Paris, 27 septembre 1991

Corneille Richelin, auteur de polars français, est retrouvé mort dans son bureau fermé de l’intérieur, une hache préhistorique plantée au beau milieu du front. Ainsi s’ouvre le récit sur la figure on ne peut plus classique du crime impossible, le crime en chambre close.

« Le moment est venu d’expliquer comment j’ai tué Corneille Richelin le matin du 27 septembre 1991, quelques minutes après huit heures.« 

Nous passons du Paris de 1991 où tout s’est achevé à celui de 1938 où tout a commencé. Cet automne-là, quelques  romanciers du mystère et non des moindres se réunissent à l’initiative du Baron Hans von Richtenback, un Allemand grand amateur du genre. Simenon, Steeman entre autres sont de la partie. C’est là qu’entre en scène notre narratrice Margery Allingham. grande dame du roman policier d’Outre-Manche.

Ce sera pour elle l’occasion de faire la connaissance de sa future victime, un obscur écrivaillon adulé par le baron dont le procédé d’écriture est peu banal : Tous ses romans lui sont dictés par ses cauchemars.

Nous retrouvons ensuite notre romancière en 1942 où, en raison de ses capacités hors normes à sonder l’âme humaine et élaborer des intrigues sans failles, elle se voit confier comme mission de manipuler Richelin et par ricochet son protecteur le baron afin d’attirer dans un piège mortel l’oncle de celui-ci, un des rouages essentiels de la machine de guerre nazie. Pour cela elle fera équipe avec Cameron McCane, un autre écrivain de roman policier très brillant au profil atypique. Et tous deux vont mettre leur intelligence au service du contre-espionnage britannique. Nous voilà partis pour une aventure trépidante pleine de surprises et de rebondissements !

Scénario machiavélique, historique, fantastique et indéniablement cinématographique

Ça commence comme un polar, ça se termine comme un polar, ça a la couleur du polar mais … car il y a un mais et il est de taille, ce n’est pas vraiment un polar ce qui n’est guère étonnant quand on sait que c’est Thierry Smolderen qui tire les ficelles et comme manipulateur du lecteur, il n’a rien à envier aux protagonistes de l’album. Aussi va-t-il s’en donner à cœur joie pour brouiller les pistes en mêlant non seulement les genres (polar, espionnage, aventure) mais également les personnages réels et fictionnels, tout ça sur fond de seconde guerre mondiale. Il nous livre une histoire à tiroirs complexe extrêmement bien ficelée avec mises en abyme et nombreux clins d’œil non seulement aux romans policiers, au cinéma de l’époque, mais aussi à des faits historiques telle l’opération Mincemeat à laquelle a participé un certain Ian Fleming et que l’opération Contrebasse imaginée par nos deux romanciers aurait pu contrarier. Le tout est saupoudré de pincées de fantastique, d’onirisme et d’une bonne louche d’ésotérisme nazi. Jubilatoire !

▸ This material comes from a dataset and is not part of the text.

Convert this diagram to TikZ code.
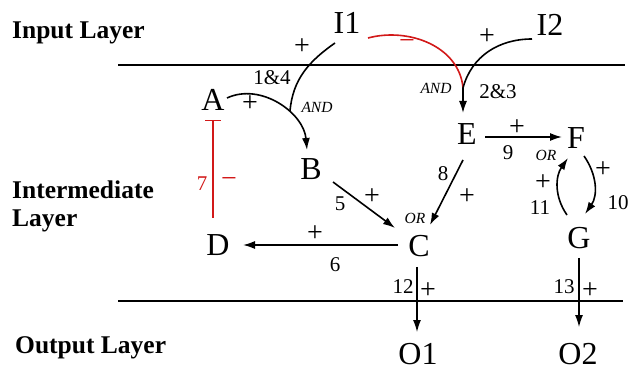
\documentclass[tikz,border=0pt]{standalone}
\usepackage{fontspec}
\setmainfont{Liberation Serif}
\usetikzlibrary{arrows.meta}
\definecolor{inhred}{RGB}{210,25,25}
\begin{document}
\begin{tikzpicture}[x=1pt,y=1pt,
  lbl/.style={font=\fontsize{25.5}{28}\selectfont\bfseries, anchor=base west, inner sep=0},
  nd/.style={font=\fontsize{32}{34}\selectfont, inner sep=0},
  pl/.style={font=\fontsize{28}{30}\selectfont, inner sep=0},
  num/.style={font=\fontsize{21}{22}\selectfont, inner sep=0},
  gate/.style={font=\fontsize{15.5}{16}\selectfont\itshape, inner sep=0},
  layerline/.style={line width=1.3pt},
  arr/.style={line width=1.6pt, -{Latex[length=12pt,width=8pt]}},
  thinarr/.style={line width=1.2pt, -{Latex[length=12pt,width=8pt]}},
  plain/.style={line width=1.6pt},
  inh/.style={line width=1.3pt, draw=inhred, -{Bar[width=16pt,line width=1.5pt]}},
  inhcurve/.style={line width=1.6pt, draw=inhred}
]
\useasboundingbox (0,0) rectangle (629,-371);

% layer labels
\node[lbl] (Lin) at (12,-39) {Input Layer};
\node[lbl] (Lint1) at (12,-199) {Intermediate};
\node[lbl] (Lint2) at (12,-227) {Layer};
\node[lbl] (Lout) at (15,-353) {Output Layer};

% layer lines
\coordinate (T1) at (118,-65);
\coordinate (T2) at (625,-65);
\coordinate (U1) at (118,-301);
\coordinate (U2) at (623,-301);
\draw[layerline] (T1) -- (T2);
\draw[layerline] (U1) -- (U2);

% nodes
\node[nd] (I1) at (347,-23) {I1};
\node[nd] (I2) at (550,-25) {I2};
\node[nd] (A) at (213,-100) {A};
\node[nd] (B) at (311,-169) {B};
\node[nd] (E) at (467,-134) {E};
\node[nd] (C) at (419,-246) {C};
\node[nd] (D) at (218,-245) {D};
\node[nd] (F) at (576,-138) {F};
\node[nd] (G) at (579,-238) {G};
\node[nd] (O1) at (418,-354) {O1};
\node[nd] (O2) at (578,-354) {O2};

% junctions
\coordinate (J1) at (290,-111);
\coordinate (J2) at (463,-88);

% A -> B (AND with I1)
\draw[arr] ([shift={(14,2)}]A.center) to[out=25,in=95] ([shift={(-4,19)}]B.center);
% I1 -> junction on A->B
\draw[plain] ([shift={(-12,-20)}]I1.center) to[out=215,in=85] (J1);
% I1 -| E (red, inhibitory)
\draw[inhcurve] ([shift={(21,-15)}]I1.center) to[out=15,in=95] (J2);
% I2 -> junction
\draw[plain] ([shift={(-18,-14)}]I2.center) to[out=180,in=75] (J2);
% junction -> E
\draw[arr] (J2) -- ([shift={(-4,21)}]E.center);

% A -| D
\draw[inh] ([shift={(-5,27)}]D.center) -- ([shift={(0,-20)}]A.center);

% B -> C
\draw[arr] ([shift={(22,-13)}]B.center) -- ([shift={(-24,18)}]C.center);
% E -> C
\draw[arr] ([shift={(-4,-26)}]E.center) -- ([shift={(11,21)}]C.center);
% C -> D
\draw[arr] ([shift={(-21,1)}]C.center) -- ([shift={(25,0)}]D.center);
% E -> F
\draw[arr] ([shift={(18,-3)}]E.center) -- ([shift={(-14,1)}]F.center);
% F -> G
\draw[arr] ([shift={(8,-18)}]F.center) to[out=-55,in=55] ([shift={(6,24)}]G.center);
% G -> F
\draw[arr] ([shift={(-12,23)}]G.center) to[out=125,in=235] ([shift={(-8,-20)}]F.center);
% C -> O1
\draw[thinarr] ([shift={(-2,-21)}]C.center) -- ([shift={(-1,22)}]O1.center);
% G -> O2
\draw[thinarr] ([shift={(0,-20)}]G.center) -- ([shift={(1,27)}]O2.center);

% edge labels
\node[pl] (p1) at (302,-47) {+};
\node[num] (n14) at (272,-78) {1\&4};
\node[gate] (g1) at (317,-107) {AND};
\node[pl] (p2) at (250,-104) {+};
\node[pl, text=inhred] (m1) at (407,-45) {\textminus};
\node[gate] (g2) at (436,-88) {AND};
\node[num] (n23) at (498,-92) {2\&3};
\node[pl] (p3) at (487,-37) {+};
\node[num, text=inhred] (n7) at (202,-184) {7};
\node[pl, text=inhred] (m2) at (229,-183) {\textminus};
\node[num] (n5) at (340,-204) {5};
\node[pl] (p5) at (372,-197) {+};
\node[num] (n8) at (443,-174) {8};
\node[pl] (p8) at (467,-197) {+};
\node[gate] (g3) at (415,-218) {OR};
\node[pl] (p6) at (315,-234) {+};
\node[num] (n6) at (335,-265) {6};
\node[pl] (p9) at (517,-128) {+};
\node[num] (n9) at (508,-153) {9};
\node[gate] (g4) at (546,-155) {OR};
\node[pl] (p10) at (603,-170) {+};
\node[num] (n10) at (618,-203) {10};
\node[pl] (p11) at (543,-183) {+};
\node[num] (n11) at (540,-208) {11};
\node[num] (n12) at (403,-287) {12};
\node[pl] (p12) at (428,-291) {+};
\node[num] (n13) at (564,-287) {13};
\node[pl] (p13) at (590,-291) {+};
\end{tikzpicture}
\end{document}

À l’instar de nos deux comploteurs qui bâtissent leur scénario à partir des cauchemars du malheureux Richelin, le scénariste se nourrit de la vie des personnages réels et, se jouant des temporalités, va émailler son récit de séquences au premier abord anecdotiques comme celle se déroulant dans ce pub où Cameron a failli être confondu comme espion ou encore la discussion très intime entre Margery et Cameron dans un chalet à Chamonix… Du grand art ! Les personnages sont fouillés, terriblement humains telle Margery qui se pose beaucoup de questions et éprouve des problèmes de conscience quant au bien fondé de ses actions et aux dommages collatéraux qui en découleront. Et bien sûr, les dialogues d’une extrême richesse ne sont pas en reste.

Once upon a time … « The face on the cutting-room floor »

Bien que l’album soit chapitré comme le serait un roman, l’écriture de Thierry Smolderen est avant tout cinématographique, sur le fond bien sûr mais aussi dans la forme. Les plans s’enchaînent de façon très fluide passant d’un lieu à un autre, d’une époque à une autre, de Paris à l’Angleterre, Chamonix ou l’Alaska. Écriture cinématographique, ton à la Tarentino d’« Inglorious bastards » ou « Once upon a time in Hollywood », le 7ème art est bien le fil rouge de cette histoire.

C’est après avoir vu « L’assassinat du père Noël» que Richelin a l’idée du scénario de son propre film avec comme version du crime impossible, celui perpétré dans la neige avec absence des traces de pas de l’assassin. Et puis, il y a ce roman clé du « bigger than life » Cameron McCabe « The face on the cutting-room floor », (Coupez! pour sa traduction française), un polar postmoderne devenu culte dont l’intrigue se déroule dans le milieu du cinéma dont je ne saurais que trop vous conseiller la lecture à la suite de l’album. Une véritable pépite!

Atmosphère, atmosphère …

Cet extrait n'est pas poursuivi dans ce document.